4. Automated Binary or Bytecode Analysis

They point out that the binary/bytecode analysis with decompilation and further source code analysis can be highly effective in resolution as well as cost, and thus a recommended detection mechanism for sql injection.

Dynamic Analysis

1. Automated Dynamic Analysis
They recommend the tools that can detect the sql injection through the dynamic tools and techniques that interact with software using large test suites with many diverse inputs, such as fuzzy testing(fuzzing), robustness testing, and fault injection. They points that the software’s operations might slow down, but it should become unstable, crash, or generate incorrect results. They rate this mechanism as the one with moderate effectiveness in detection. 

2. With Manual Result Interpretation
They recommend Fuzz tester and Framework-based fuzzers for the manual result interpretation.

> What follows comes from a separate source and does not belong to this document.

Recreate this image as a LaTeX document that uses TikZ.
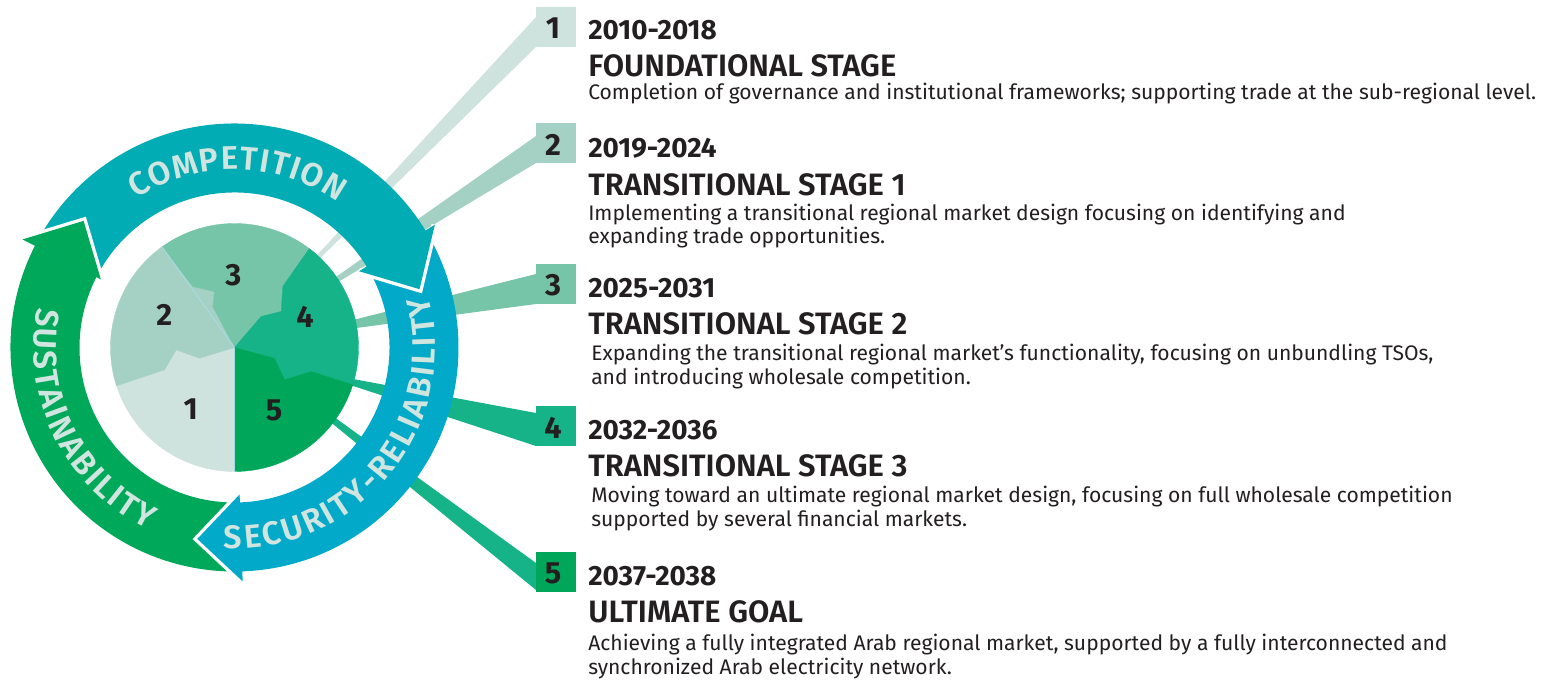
\documentclass[tikz,border=0pt]{standalone}
\usepackage{fontspec}
\setmainfont{Fira Sans}
\newfontfamily\semib{Fira Sans SemiBold}
\usetikzlibrary{decorations.text}
\definecolor{cA}{HTML}{CFE3DE}
\definecolor{cB}{HTML}{A4D1C3}
\definecolor{cC}{HTML}{76C5A8}
\definecolor{cD}{HTML}{17B388}
\definecolor{cE}{HTML}{00A75B}
\definecolor{cComp}{HTML}{02ACB4}
\definecolor{cSec}{HTML}{02A9C8}
\definecolor{cSus}{HTML}{00A85A}
\definecolor{cT}{HTML}{D0E5E0}
\definecolor{cK}{HTML}{231F20}
\definecolor{cL}{HTML}{A9D9E1}
\newcommand\ringfont{\fontsize{24.5}{24.5}\selectfont\semib}
\begin{document}
\begin{tikzpicture}[x=0.75pt,y=0.75pt,
  numbox/.style={minimum size=30pt, inner sep=0pt, outer sep=0pt},
  digit/.style={inner sep=0pt, font=\fontsize{23}{23}\selectfont\bfseries, text=cK},
  yr/.style={anchor=base west, inner sep=0pt, font=\fontsize{20.9}{20.9}\selectfont\bfseries, text=cK},
  hd/.style={anchor=base west, inner sep=0pt, font=\fontsize{23.2}{23.2}\selectfont\semib, text=cK},
  bd/.style={anchor=base west, inner sep=0pt, align=left, font=\fontsize{15.8}{18}\selectfont, text=cK},
  pl/.style={draw=cL, line width=0.8pt},
  gap/.style={draw=white, line width=5pt, line join=miter}]
\useasboundingbox (0,0) rectangle (1558,679);
\fill[white] (0,0) rectangle (1558,679);

% rays
\fill[cA] (313.2,419.6) -- (536,662) -- (536,632) -- (316,416.8) -- cycle;
\fill[cB] (331.4,398.8) -- (536,543) -- (536,516) -- (334.2,394.6) -- cycle;
\fill[cC] (349.5,358.1) -- (536,405) -- (536,375) -- (351.1,350.3) -- cycle;
\fill[cD] (348.2,300.9) -- (536,266) -- (536,233) -- (346.8,295.1) -- cycle;
\fill[cD] (331.1,264.2) -- (536,116) -- (536,89) -- (327.5,259.4) -- cycle;

% number boxes
\node[numbox, fill=cA] (n1) at (556,652) {};
\node[numbox, fill=cB] (n2) at (556,535.5) {};
\node[numbox, fill=cC] (n3) at (556,395) {};
\node[numbox, fill=cD] (n4) at (555.5,253) {};
\node[numbox, fill=cE] (n5) at (555.5,107) {};
\node[digit] (d1) at (553,650.5) {1};
\node[digit] (d2) at (553,534) {2};
\node[digit] (d3) at (553,393.5) {3};
\node[digit] (d4) at (553,251.5) {4};
\node[digit] (d5) at (553,105.5) {5};

\begin{scope}[shift={(234.5,331.5)}]
  % pie
  \fill[cA, draw=cA, line width=0.3pt] (0,0) -- (270:124) arc[start angle=270, end angle=198, radius=124] -- (-70,-22.3) -- (-58.3,-2.3) -- (-35,-10.7) -- cycle;
  \fill[cB, draw=cB, line width=0.3pt] (0,0) -- (-35,-10.7) -- (-58.3,-2.3) -- (-70,-22.3) -- (198:124) arc[start angle=198, end angle=125.8, radius=124] -- (-41.7,61) -- (-20,56) -- (-21.7,41) -- cycle;
  \fill[cC, draw=cC, line width=0.3pt] (0,0) -- (-21.7,41) -- (-20,56) -- (-41.7,61) -- (125.8:124) arc[start angle=125.8, end angle=52.9, radius=124] -- (48.3,61) -- (46.7,36) -- (26.7,31) -- cycle;
  \fill[cD, draw=cD, line width=0.3pt] (0,0) -- (26.7,31) -- (46.7,36) -- (48.3,61) -- (52.9:124) arc[start angle=52.9, end angle=-17.5, radius=124] -- (76.7,-24) -- (50,-32.3) -- (40,-10.7) -- cycle;
  \fill[cE, draw=cE, line width=0.3pt] (0,0) -- (40,-10.7) -- (50,-32.3) -- (76.7,-24) -- (-17.5:124) arc[start angle=-17.5, end angle=-90, radius=124] -- cycle;
  \draw[pl] (0,0) -- (270:124);
  \draw[pl] (0,0) -- (125.8:124);
  \node[digit] (p3) at (-1.2,72.5) {3};
  \node[digit] (p2) at (-70.2,32.5) {2};
  \node[digit] (p4) at (70.5,30.8) {4};
  \node[digit] (p1) at (-43.8,-61.8) {1};
  \node[digit] (p5) at (39.5,-62.5) {5};

  % ring bodies
  \fill[cSus] (152:224) arc[start angle=152, end angle=272, radius=224] -- (272:155) arc[start angle=272, end angle=152, radius=155] -- cycle;
  \fill[cSec] (-89:224) arc[start angle=-89, end angle=31.5, radius=224] -- (31.5:155) arc[start angle=31.5, end angle=-89, radius=155] -- cycle;
  \fill[cComp] (30.5:224) arc[start angle=30.5, end angle=153, radius=224] -- (153:155) arc[start angle=153, end angle=30.5, radius=155] -- cycle;

  % heads
  \draw[gap] (31.5:146) -- (17.5:194) -- (31.5:235);
  \fill[cComp] (31.5:146) -- (17.5:194) -- (31.5:235) -- cycle;
  \draw[gap] (-88:147) -- (-101:195) -- (-88:234);
  \fill[cSec] (-88:147) -- (-101:195) -- (-88:234) -- cycle;
  \draw[gap] (153:150) -- (140:197) -- (153:238);
  \fill[cSus] (153:150) -- (140:197) -- (153:238) -- cycle;

  % ring texts
  \path[decorate, decoration={text along path, text={|\ringfont|COMPETITION}, text align={fit to path}, text color=cT}]
    (123.5:178) arc[start angle=123.5, end angle=54.7, radius=178];
  \path[decorate, decoration={text along path, text={|\ringfont|SECURITY-RELIABILITY}, text align={fit to path}, text color=cT}]
    (-93:201) arc[start angle=-93, end angle=15, radius=201];
  \path[decorate, decoration={text along path, text={|\ringfont|SUSTAINABILITY}, text align={fit to path}, text color=cT}]
    (168.5:201) arc[start angle=168.5, end angle=244.5, radius=201];
\end{scope}

% right texts
\node[yr] (y1) at (588,639.5) {2010-2018};
\node[hd] (h1) at (588,602.5) {FOUNDATIONAL STAGE};
\node[bd] (t1) at (588,579) {Completion of governance and institutional frameworks; supporting trade at the sub-regional level.};

\node[yr] (y2) at (588,521.5) {2019-2024};
\node[hd] (h2) at (588,483.5) {TRANSITIONAL STAGE 1};
\node[bd] (t2) at (588,435) {Implementing a transitional regional market design focusing on identifying and\\expanding trade opportunities.};

\node[yr] (y3) at (588,381.5) {2025-2031};
\node[hd] (h3) at (588,344.5) {TRANSITIONAL STAGE 2};
\node[bd] (t3) at (591,295) {Expanding the transitional regional market’s functionality, focusing on unbundling TSOs,\\and introducing wholesale competition.};

\node[yr] (y4) at (588,239.5) {2032-2036};
\node[hd] (h4) at (588,202.5) {TRANSITIONAL STAGE 3};
\node[bd] (t4) at (591,153) {Moving toward an ultimate regional market design, focusing on full wholesale competition\\supported by several financial markets.};

\node[yr] (y5) at (588,93.5) {2037-2038};
\node[hd] (h5) at (588,56.5) {ULTIMATE GOAL};
\node[bd] (t5) at (588,5) {Achieving a fully integrated Arab regional market, supported by a fully interconnected and\\synchronized Arab electricity network.};
\end{tikzpicture}
\end{document}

This is suggested as something that will good at partial effectiveness suggested by SOAR.

3. With Automated Result Interpretation
The solution that is recommended at the highest level of cost effectiveness is the Database Scanners which will work with a high level of effectiveness. For other instances where it is acceptable to get just a rough idea would be Web Application Scanner or Web Service Scanner which can be used cost effectively at partial coverage. 


It is also mentioned that these techniques can produce results at high effectiveness.

Architecture and Design Review

Formal Methods / Correct-by-Construction
They recommend approaches which either look for formal methods or those methods which are themselves correct-by-construction for the detection of sql injections. The effectiveness of this type of approach is high according to them, in part due to the effectiveness of the third party manually doing the reviews based on these standards. 
Inspection


They recommend that the inspection done according to the IEEE 1028 standards done for requirements, design, source code, etc. can be cost effective for partial coverage, and can produce results which have high effectiveness.